IL Parlamento europeo condanna il Venezuela.

 

Erano 27 in aula ma la stampa non lo dice

 

 10 maggio 2009 - G.Carotenuto tratto da www.gennarocarotenuto.it

 

Aprendo il quotidiano “El País” di Madrid di stamane, giornale dal quale spesso i nostri giornali ricalcano l’informazione latinoamericana, si trova un lungo e soddisfatto articolo. Il Parlamento europeo, come fosse un tribunale, avrebbe condannato il Venezuela con parole senza precedenti. Virgolettando si informa che ha espresso la sua “enorme preoccupazione per il deterioramento della qualità della democrazia in Venezuela” oramai “in grave rischio di collasso” per la “concentrazione di potere e l’autoritarismo crescente del presidente Hugo Chávez”. Inoltre il parlamento europeo -cosa a ben pensarci inaudita- solidarizza con i capi dell’opposizione che soffrono persecuzioni politiche e prosegue ricopiando e approvando gran parte della risoluzione del Parlamento Europeo. Cosa c’è che non va in questa risoluzione? Cosa nasconde la multinazionale Prisa che edita il quotidiano spagnolo?
Quello che “El País” nasconde, non si trova neanche a cercarlo con la lente d’ingrandimento, e rappresenta un chiarissimo caso di disinformazione, è che la risoluzione si è approvata in un’aula deserta con appena 27 parlamentari su 785, il 3% del totale. Non solo, “El País” tergiversa sul fatto che tutti i 27 votanti appartengono a gruppi di destra e di estrema destra e che il 97% dei parlamentari europei (758 contro 27) di destra, centro e di sinistra hanno semplicemente snobbato una risoluzione che in un documento si definisce dal contenuto che mostra “un chiaro accanimento” antivenezuelano e “un linguaggio artatamente distruttivo”. Insomma spazzatura ma che al gruppo Prisa, da anni impegnato in America latina come punta di lancia delle multinazionali iberiche, fa gioco.
Ovvero la notizia è semmai che il 97% dei parlamentari europei rifiuta di condannare il Venezuela. È inoltre peculiare il fatto che “El País”, quotidiano che appoggia in Spagna il PSOE (Partito Socialista al governo) si spelli le mani per una risoluzione che nessun parlamentare del PSE (Partito Socialista Europeo) ha avuto il cuore di votare perché impresentabile.
Il caso che ha originato la risoluzione votata dai neofascisti e affini europei piaciuta tanto a “El País” è però molto importante.
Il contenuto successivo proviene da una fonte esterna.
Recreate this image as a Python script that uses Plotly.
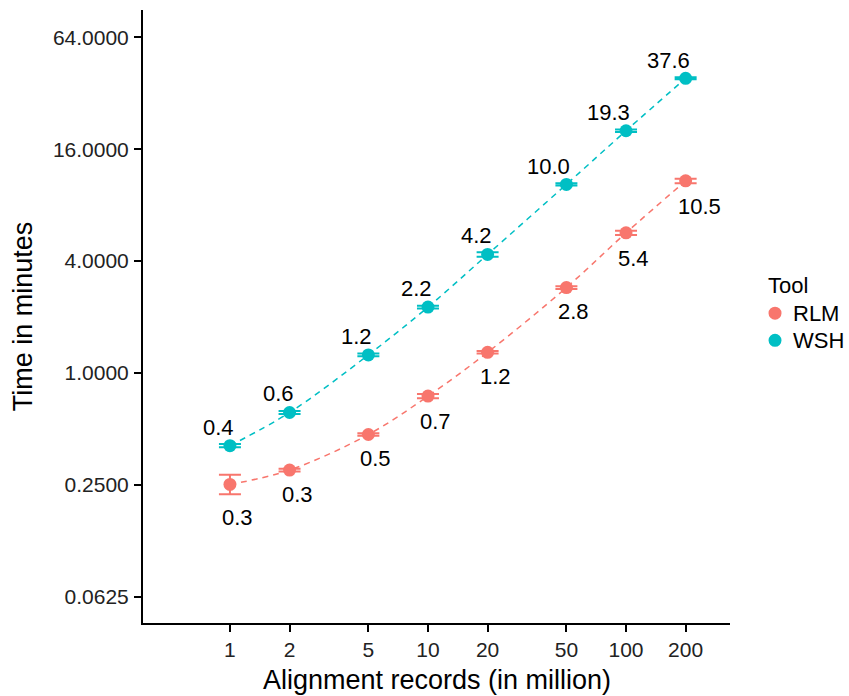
import math
import plotly.graph_objects as go

records = [1, 2, 5, 10, 20, 50, 100, 200]

rlm_mean = [0.251, 0.300, 0.466, 0.75, 1.29, 2.88, 5.67, 10.8]
rlm_low = [0.222, 0.295, 0.459, 0.73, 1.27, 2.83, 5.52, 10.5]
rlm_high = [0.283, 0.305, 0.473, 0.77, 1.31, 2.93, 5.82, 11.1]
rlm_labels = ["0.3", "0.3", "0.5", "0.7", "1.2", "2.8", "5.4", "10.5"]

wsh_mean = [0.406, 0.612, 1.25, 2.26, 4.34, 10.34, 20.1, 38.5]
wsh_low = [0.398, 0.600, 1.23, 2.22, 4.22, 10.2, 19.8, 38.0]
wsh_high = [0.414, 0.624, 1.27, 2.30, 4.46, 10.5, 20.4, 39.0]
wsh_labels = ["0.4", "0.6", "1.2", "2.2", "4.2", "10.0", "19.3", "37.6"]

tools = ["RLM", "WSH"]
x_ticks = [1, 2, 5, 10, 20, 50, 100, 200]
y_ticks = [0.0625, 0.25, 1, 4, 16, 64]
y_tick_text = ["0.0625", "0.2500", "1.0000", "4.0000", "16.0000", "64.0000"]
x_title = "Alignment records (in million)"
y_title = "Time in minutes"

RLM_COLOR = "#F8766D"
WSH_COLOR = "#00BFC4"
COLORS = [RLM_COLOR, WSH_COLOR]
FONT = "Liberation Sans, Arial, Helvetica, sans-serif"

fig = go.Figure()

for name, mean, low, high, color in [
    ("RLM", rlm_mean, rlm_low, rlm_high, RLM_COLOR),
    ("WSH", wsh_mean, wsh_low, wsh_high, WSH_COLOR),
]:
    fig.add_trace(go.Scatter(
        x=records, y=mean, mode="lines", showlegend=False,
        line=dict(color=color, width=1.5, dash="6px,5px", shape="spline", smoothing=1.0),
        hoverinfo="skip",
    ))
    fig.add_trace(go.Scatter(
        x=records, y=mean, mode="markers", name=name, showlegend=False,
        marker=dict(color=color, size=13),
        error_y=dict(type="data", symmetric=False,
                     array=[h - m for h, m in zip(high, mean)],
                     arrayminus=[m - l for m, l in zip(mean, low)],
                     color=color, thickness=2, width=11),
    ))

annotations = []
for x, hi, lab in zip(records, wsh_high, wsh_labels):
    annotations.append(dict(x=math.log10(x), y=math.log10(hi), text=lab, showarrow=False,
                            xanchor="right", yanchor="middle", xshift=6, yshift=17,
                            font=dict(family=FONT, size=22, color="black")))
for x, lo, lab in zip(records, rlm_low, rlm_labels):
    annotations.append(dict(x=math.log10(x), y=math.log10(lo), text=lab, showarrow=False,
                            xanchor="left", yanchor="middle", xshift=-10, yshift=-23,
                            font=dict(family=FONT, size=22, color="black")))

# x-axis title
annotations.append(dict(xref="paper", yref="paper", x=0.5, y=0, text=x_title,
                        showarrow=False, xanchor="center", yanchor="middle", yshift=-57,
                        font=dict(family=FONT, size=27, color="black")))

# legend (drawn manually to match ggplot spacing)
shapes = []
annotations.append(dict(xref="paper", yref="paper", x=1.0647, y=0.5512, text="Tool",
                        showarrow=False, xanchor="left", yanchor="middle", xshift=-2,
                        font=dict(family=FONT, size=22, color="black")))
leg_y = [0.5055, 0.4612]
for name, color, ly in zip(tools, COLORS, leg_y):
    shapes.append(dict(type="circle", xref="paper", yref="paper",
                       xsizemode="pixel", ysizemode="pixel",
                       xanchor=1.0767, yanchor=ly, x0=-6.5, x1=6.5, y0=-6.5, y1=6.5,
                       fillcolor=color, line=dict(width=0)))
    annotations.append(dict(xref="paper", yref="paper", x=1.1073, y=ly, text=name,
                            showarrow=False, xanchor="left", yanchor="middle", xshift=-2,
                            font=dict(family=FONT, size=22, color="black")))

fig.update_layout(
    width=849, height=696,
    margin=dict(l=143, r=119, t=10, b=73, autoexpand=False),
    paper_bgcolor="white", plot_bgcolor="white",
    font=dict(family=FONT, size=21, color="black"),
    annotations=annotations, shapes=shapes, showlegend=False,
)
fig.update_xaxes(
    type="log", range=[-0.439, 2.525], tickvals=x_ticks, ticktext=[str(v) for v in x_ticks],
    showgrid=False, zeroline=False, showline=True, linecolor="black", linewidth=2,
    ticks="outside", ticklen=7, tickwidth=2, tickcolor="black",
    tickfont=dict(size=21, color="#222"), automargin=False,
)
fig.update_yaxes(
    type="log", range=[-1.346, 1.953], tickvals=y_ticks, ticktext=y_tick_text,
    showgrid=False, zeroline=False, showline=True, linecolor="black", linewidth=2,
    ticks="outside", ticklen=7, tickwidth=2, tickcolor="black",
    tickfont=dict(size=21, color="#222"), automargin=False, ticklabelstandoff=1,
    title=dict(text=y_title, font=dict(size=27), standoff=12),
)

fig.write_html("out.html")
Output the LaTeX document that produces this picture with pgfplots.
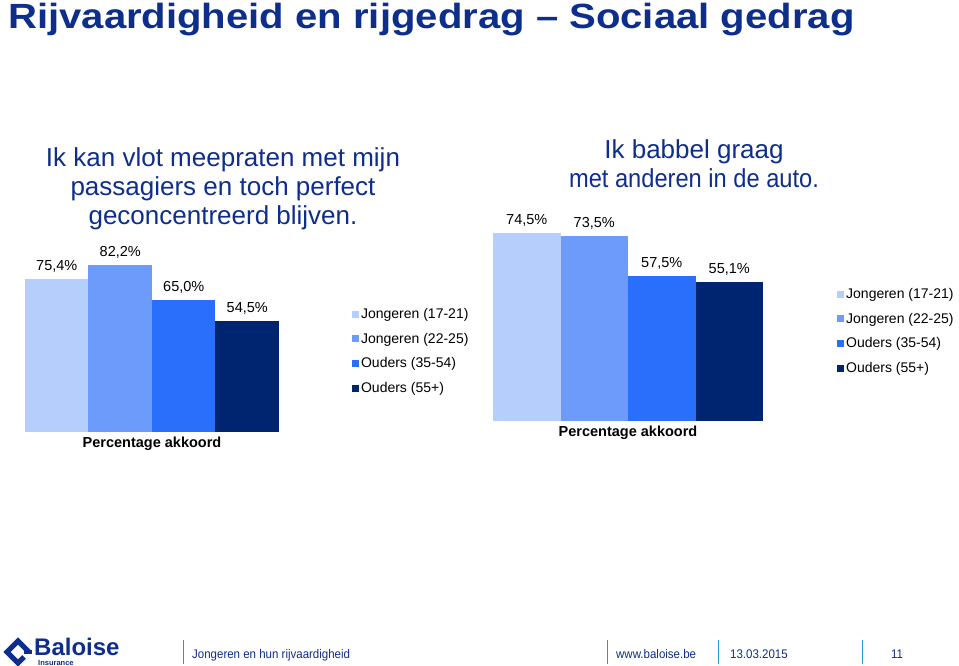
\documentclass[border=0pt]{standalone}
\usepackage{pgfplots}
\pgfplotsset{compat=1.18}
\usepackage{fontspec}
\setmainfont{Liberation Sans}
\definecolor{c1}{RGB}{181,206,251}
\definecolor{c2}{RGB}{108,155,252}
\definecolor{c3}{RGB}{42,110,252}
\definecolor{c4}{RGB}{0,37,112}
\definecolor{navy}{RGB}{14,46,140}
\definecolor{sep}{RGB}{40,150,210}
\newcommand{\fs}[2]{\fontsize{#1bp}{#2bp}\selectfont}
\pgfplotsset{
  sq/.style={legend image code/.code={\fill[##1] (0bp,-3.5bp) rectangle (7bp,3.5bp);}},
  mybar/.style={
    scale only axis, ybar=0pt, ymin=0, ymax=100, xmin=-0.5, xmax=0.5,
    axis line style={draw=none}, ticks=none, clip=false,
    nodes near coords, point meta=explicit symbolic,
    every node near coord/.append style={font=\fs{14.5}{17}, black, yshift=3bp},
    xlabel style={font=\bfseries\fs{14.5}{17}, at={(0.5,0)}, anchor=north, inner sep=2bp, yshift=-3bp},
    legend cell align=left,
    legend style={draw=none, fill=none, font=\fs{14}{17}, row sep=9bp, inner sep=0pt,
      nodes={inner sep=2bp}},
  },
}
\begin{document}
\begin{tikzpicture}
\path[use as bounding box, fill=white] (0bp,0bp) rectangle (959bp,666bp);
% main title
\node[anchor=base west, inner sep=0pt, navy, font=\bfseries\fs{35}{40}, xscale=1.145]
  at (8bp,637bp) {Rijvaardigheid en rijgedrag -- Sociaal gedrag};
% chart titles
\node[anchor=base, inner sep=0pt, navy, font=\fs{26}{29}, align=center]
  at (223bp,441bp) {Ik kan vlot meepraten met mijn\\passagiers en toch perfect\\geconcentreerd blijven.};
\node[anchor=base, inner sep=0pt, navy, font=\fs{26}{29}, align=center]
  at (694bp,478bp) {Ik babbel graag\\\scalebox{0.91}[1]{met anderen in de auto.}};
% left chart
\begin{axis}[mybar, at={(25bp,234bp)}, anchor=south west, width=254bp, height=203bp,
  bar width=63.5bp, xlabel={Percentage akkoord},
  legend style={at={(1.287,0.62)}, anchor=north west}]
\addplot[sq, fill=c1, draw=none] coordinates {(0,75.4) [75,4\%]};
\addplot[sq, fill=c2, draw=none] coordinates {(0,82.2) [82,2\%]};
\addplot[sq, fill=c3, draw=none] coordinates {(0,65.0) [65,0\%]};
\addplot[sq, fill=c4, draw=none] coordinates {(0,54.5) [54,5\%]};
\legend{Jongeren (17-21), Jongeren (22-25), Ouders (35-54), Ouders (55+)}
\end{axis}
% right chart
\begin{axis}[mybar, at={(493bp,245bp)}, anchor=south west, width=270bp, height=252bp,
  bar width=67.5bp, xlabel={Percentage akkoord},
  legend style={at={(1.274,0.535)}, anchor=north west}]
\addplot[sq, fill=c1, draw=none] coordinates {(0,74.5) [74,5\%]};
\addplot[sq, fill=c2, draw=none] coordinates {(0,73.5) [73,5\%]};
\addplot[sq, fill=c3, draw=none] coordinates {(0,57.5) [57,5\%]};
\addplot[sq, fill=c4, draw=none] coordinates {(0,55.1) [55,1\%]};
\legend{Jongeren (17-21), Jongeren (22-25), Ouders (35-54), Ouders (55+)}
\end{axis}
% footer logo
\draw[navy, line width=5bp, line join=miter] (24bp,9bp) -- (18bp,3bp) -- (7bp,14bp) -- (18bp,25bp) -- (29bp,14bp);
\fill[navy] (24bp,12bp) rectangle (32bp,16bp);
\node[anchor=base west, inner sep=0pt, navy, font=\bfseries\fs{24}{28}] at (34bp,11bp) {Baloise};
\node[anchor=base west, inner sep=0pt, navy, font=\bfseries\fs{7.5}{9}] at (38bp,1bp) {Insurance};
% footer separators
\foreach \xx in {183,607,718,862} {\draw[sep, line width=0.8bp] (\xx bp,2bp) -- (\xx bp,26bp);}
\node[anchor=base west, inner sep=0pt, navy, font=\fs{12.5}{14}, xscale=0.92] at (192bp,8bp) {Jongeren en hun rijvaardigheid};
\node[anchor=base west, inner sep=0pt, navy, font=\fs{12.5}{14}, xscale=0.92] at (616bp,8bp) {www.baloise.be};
\node[anchor=base west, inner sep=0pt, navy, font=\fs{12.5}{14}, xscale=0.92] at (730bp,8bp) {13.03.2015};
\node[anchor=base west, inner sep=0pt, navy, font=\fs{12.5}{14}, xscale=0.92] at (891bp,8bp) {11};
\end{tikzpicture}
\end{document}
È quello di Manuel Rosales, candidato presidenziale nel 2006 contro Hugo Chávez ed ex-sindaco di Maracaibo e governatore dello Stato di Zulia che, accusato di corruzione e arricchimento illecito, si è proclamato perseguitato politico e ha chiesto e ottenuto asilo in Perù dove governa Alán García, amico intimo dell’ex presidente venezuelano Carlos Andrés Pérez (e di Bettino Craxi) a sua volta destituito per corruzione nei primi anni ‘90. Chi scrive ha brevemente conosciuto Manuel Rosales e ne ha scritto come l’espressione di una maturazione dell’opposizione che per la prima volta si apponeva a Chávez in maniera non golpista.
Tuttavia gli innumerevoli casi di malversazione di fondi pubblici e di corruzione che hanno coinvolto in questi anni Rosales non possono essere rubricati come persecuzione politica. Quello che né i parlamentari di destra e ultradestra a Bruxelles né “El País” dice è che è la stessa INTERPOL a classificare come pienamente giustificata la richiesta di estradizione per Rosales perché non vi si desume “alcun pericolo di persecuzione politica, razziale, religiosa o militare”. È il presidente peruviano, per suoi fini, ad aver concesso l’asilo senza che alcuna persecuzione fosse in atto e sottraendo un inquisito alla giustizia venezuelana. Questa ha tutto il diritto di inquisire Rosales, che dovrebbe dimostrare come ha fatto ad arricchirsi smisuratamente in meno di dieci anni da pubblico amministratore.
La verità è un’altra ed è un punto debole senza via di uscita per il governo di Hugo Chávez. Se la magistratura si occupa di corruzione finisce inevitabilmente per occuparsi degli enormi arricchimenti illeciti degli ultimi cinquant’anni che spesso corrispondono a personaggi attivi nell’opposizione e incorre nell’accusa di voler perseguire oppositori politici. Se non lo fa però, e negli ultimi dieci anni lo ha fatto troppo poco, il bubbone della corruzione endemica non verrà mai inciso. Ma non aspettatevi che questo ve lo spieghi “El País”.